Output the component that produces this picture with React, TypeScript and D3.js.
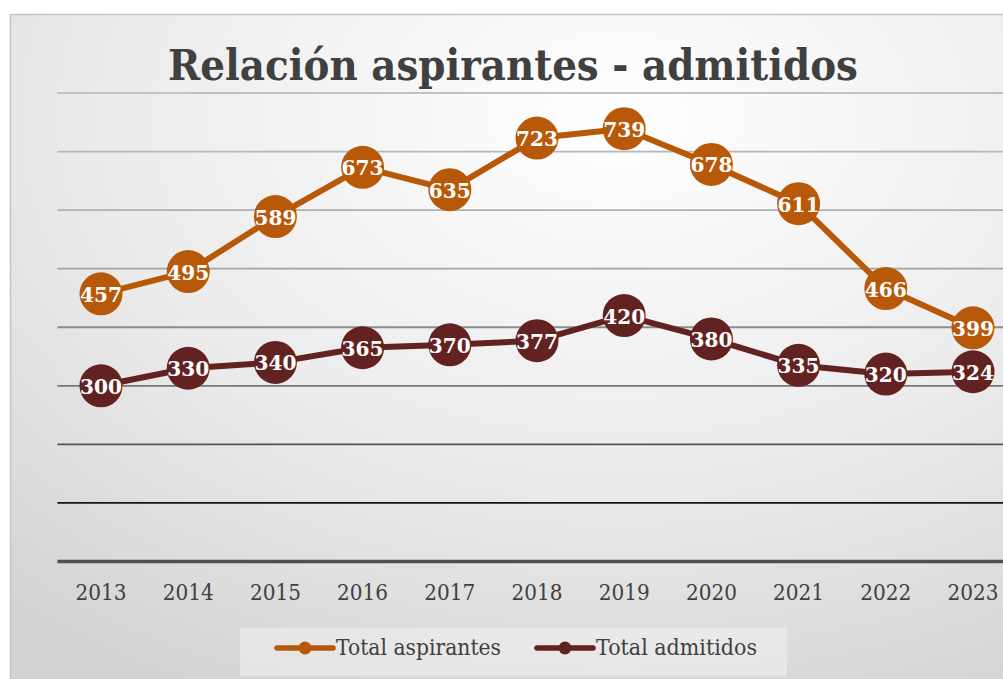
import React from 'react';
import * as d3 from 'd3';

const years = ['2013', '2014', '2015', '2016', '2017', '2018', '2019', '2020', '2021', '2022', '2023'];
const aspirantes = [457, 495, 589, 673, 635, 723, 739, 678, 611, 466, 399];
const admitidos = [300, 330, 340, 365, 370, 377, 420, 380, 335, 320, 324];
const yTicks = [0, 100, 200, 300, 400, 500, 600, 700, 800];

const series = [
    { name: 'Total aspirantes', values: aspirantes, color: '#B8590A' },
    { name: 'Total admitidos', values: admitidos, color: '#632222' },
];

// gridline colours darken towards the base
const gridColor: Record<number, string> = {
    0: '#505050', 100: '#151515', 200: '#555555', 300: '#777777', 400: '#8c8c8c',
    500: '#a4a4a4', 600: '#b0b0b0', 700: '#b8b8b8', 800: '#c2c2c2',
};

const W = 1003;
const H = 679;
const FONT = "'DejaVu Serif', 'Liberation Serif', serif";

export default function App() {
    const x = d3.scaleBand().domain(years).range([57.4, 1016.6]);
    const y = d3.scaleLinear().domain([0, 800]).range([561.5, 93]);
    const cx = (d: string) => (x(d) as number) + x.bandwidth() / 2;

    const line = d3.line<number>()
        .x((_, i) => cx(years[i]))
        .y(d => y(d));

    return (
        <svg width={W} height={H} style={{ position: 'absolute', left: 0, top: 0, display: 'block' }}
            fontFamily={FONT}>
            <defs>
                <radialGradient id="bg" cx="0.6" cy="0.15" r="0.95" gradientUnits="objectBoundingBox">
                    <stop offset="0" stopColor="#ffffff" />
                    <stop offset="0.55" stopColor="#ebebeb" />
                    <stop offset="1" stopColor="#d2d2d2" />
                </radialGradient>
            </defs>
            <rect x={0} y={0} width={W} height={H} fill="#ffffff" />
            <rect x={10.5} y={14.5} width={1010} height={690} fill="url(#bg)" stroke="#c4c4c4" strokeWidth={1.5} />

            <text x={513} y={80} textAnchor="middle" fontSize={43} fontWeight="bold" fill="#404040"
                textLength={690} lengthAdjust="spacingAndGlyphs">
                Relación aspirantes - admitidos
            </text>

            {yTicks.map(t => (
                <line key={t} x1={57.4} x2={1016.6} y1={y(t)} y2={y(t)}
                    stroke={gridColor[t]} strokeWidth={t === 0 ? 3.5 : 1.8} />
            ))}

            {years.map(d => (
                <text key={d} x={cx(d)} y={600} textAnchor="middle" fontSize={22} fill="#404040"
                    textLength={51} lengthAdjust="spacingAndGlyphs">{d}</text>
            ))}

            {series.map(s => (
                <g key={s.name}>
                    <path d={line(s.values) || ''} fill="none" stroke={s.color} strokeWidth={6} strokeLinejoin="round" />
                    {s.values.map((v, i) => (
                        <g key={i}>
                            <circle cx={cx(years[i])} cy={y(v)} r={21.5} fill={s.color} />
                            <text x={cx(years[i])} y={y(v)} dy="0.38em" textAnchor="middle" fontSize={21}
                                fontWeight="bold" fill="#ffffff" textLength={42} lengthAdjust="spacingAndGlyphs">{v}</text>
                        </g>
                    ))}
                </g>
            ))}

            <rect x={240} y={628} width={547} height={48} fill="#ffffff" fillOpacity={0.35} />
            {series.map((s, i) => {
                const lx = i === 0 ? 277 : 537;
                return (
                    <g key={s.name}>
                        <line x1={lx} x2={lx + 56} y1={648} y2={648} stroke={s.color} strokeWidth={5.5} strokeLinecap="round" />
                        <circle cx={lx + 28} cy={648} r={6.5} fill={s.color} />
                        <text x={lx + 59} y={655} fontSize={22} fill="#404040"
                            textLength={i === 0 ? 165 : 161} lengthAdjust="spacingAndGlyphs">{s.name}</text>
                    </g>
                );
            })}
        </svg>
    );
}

________________________

What to work on:
Leave the pictures out and copy the rest of the data exactly.

Task answer:
Output the component that produces this picture with React, TypeScript and D3.js.
import React from 'react';
import * as d3 from 'd3';

const years = ['2013', '2014', '2015', '2016', '2017', '2018', '2019', '2020', '2021', '2022', '2023'];
const aspirantes = [457, 495, 589, 673, 635, 723, 739, 678, 611, 466, 399];
const admitidos = [300, 330, 340, 365, 370, 377, 420, 380, 335, 320, 324];
const yTicks = [0, 100, 200, 300, 400, 500, 600, 700, 800];

const series = [
    { name: 'Total aspirantes', values: aspirantes, color: '#B8590A' },
    { name: 'Total admitidos', values: admitidos, color: '#632222' },
];

// gridline colours darken towards the base
const gridColor: Record<number, string> = {
    0: '#505050', 100: '#151515', 200: '#555555', 300: '#777777', 400: '#8c8c8c',
    500: '#a4a4a4', 600: '#b0b0b0', 700: '#b8b8b8', 800: '#c2c2c2',
};

const W = 1003;
const H = 679;
const FONT = "'DejaVu Serif', 'Liberation Serif', serif";

export default function App() {
    const x = d3.scaleBand().domain(years).range([57.4, 1016.6]);
    const y = d3.scaleLinear().domain([0, 800]).range([561.5, 93]);
    const cx = (d: string) => (x(d) as number) + x.bandwidth() / 2;

    const line = d3.line<number>()
        .x((_, i) => cx(years[i]))
        .y(d => y(d));

    return (
        <svg width={W} height={H} style={{ position: 'absolute', left: 0, top: 0, display: 'block' }}
            fontFamily={FONT}>
            <defs>
                <radialGradient id="bg" cx="0.6" cy="0.15" r="0.95" gradientUnits="objectBoundingBox">
                    <stop offset="0" stopColor="#ffffff" />
                    <stop offset="0.55" stopColor="#ebebeb" />
                    <stop offset="1" stopColor="#d2d2d2" />
                </radialGradient>
            </defs>
            <rect x={0} y={0} width={W} height={H} fill="#ffffff" />
            <rect x={10.5} y={14.5} width={1010} height={690} fill="url(#bg)" stroke="#c4c4c4" strokeWidth={1.5} />

            <text x={513} y={80} textAnchor="middle" fontSize={43} fontWeight="bold" fill="#404040"
                textLength={690} lengthAdjust="spacingAndGlyphs">
                Relación aspirantes - admitidos
            </text>

            {yTicks.map(t => (
                <line key={t} x1={57.4} x2={1016.6} y1={y(t)} y2={y(t)}
                    stroke={gridColor[t]} strokeWidth={t === 0 ? 3.5 : 1.8} />
            ))}

            {years.map(d => (
                <text key={d} x={cx(d)} y={600} textAnchor="middle" fontSize={22} fill="#404040"
                    textLength={51} lengthAdjust="spacingAndGlyphs">{d}</text>
            ))}

            {series.map(s => (
                <g key={s.name}>
                    <path d={line(s.values) || ''} fill="none" stroke={s.color} strokeWidth={6} strokeLinejoin="round" />
                    {s.values.map((v, i) => (
                        <g key={i}>
                            <circle cx={cx(years[i])} cy={y(v)} r={21.5} fill={s.color} />
                            <text x={cx(years[i])} y={y(v)} dy="0.38em" textAnchor="middle" fontSize={21}
                                fontWeight="bold" fill="#ffffff" textLength={42} lengthAdjust="spacingAndGlyphs">{v}</text>
                        </g>
                    ))}
                </g>
            ))}

            <rect x={240} y={628} width={547} height={48} fill="#ffffff" fillOpacity={0.35} />
            {series.map((s, i) => {
                const lx = i === 0 ? 277 : 537;
                return (
                    <g key={s.name}>
                        <line x1={lx} x2={lx + 56} y1={648} y2={648} stroke={s.color} strokeWidth={5.5} strokeLinecap="round" />
                        <circle cx={lx + 28} cy={648} r={6.5} fill={s.color} />
                        <text x={lx + 59} y={655} fontSize={22} fill="#404040"
                            textLength={i === 0 ? 165 : 161} lengthAdjust="spacingAndGlyphs">{s.name}</text>
                    </g>
                );
            })}
        </svg>
    );
}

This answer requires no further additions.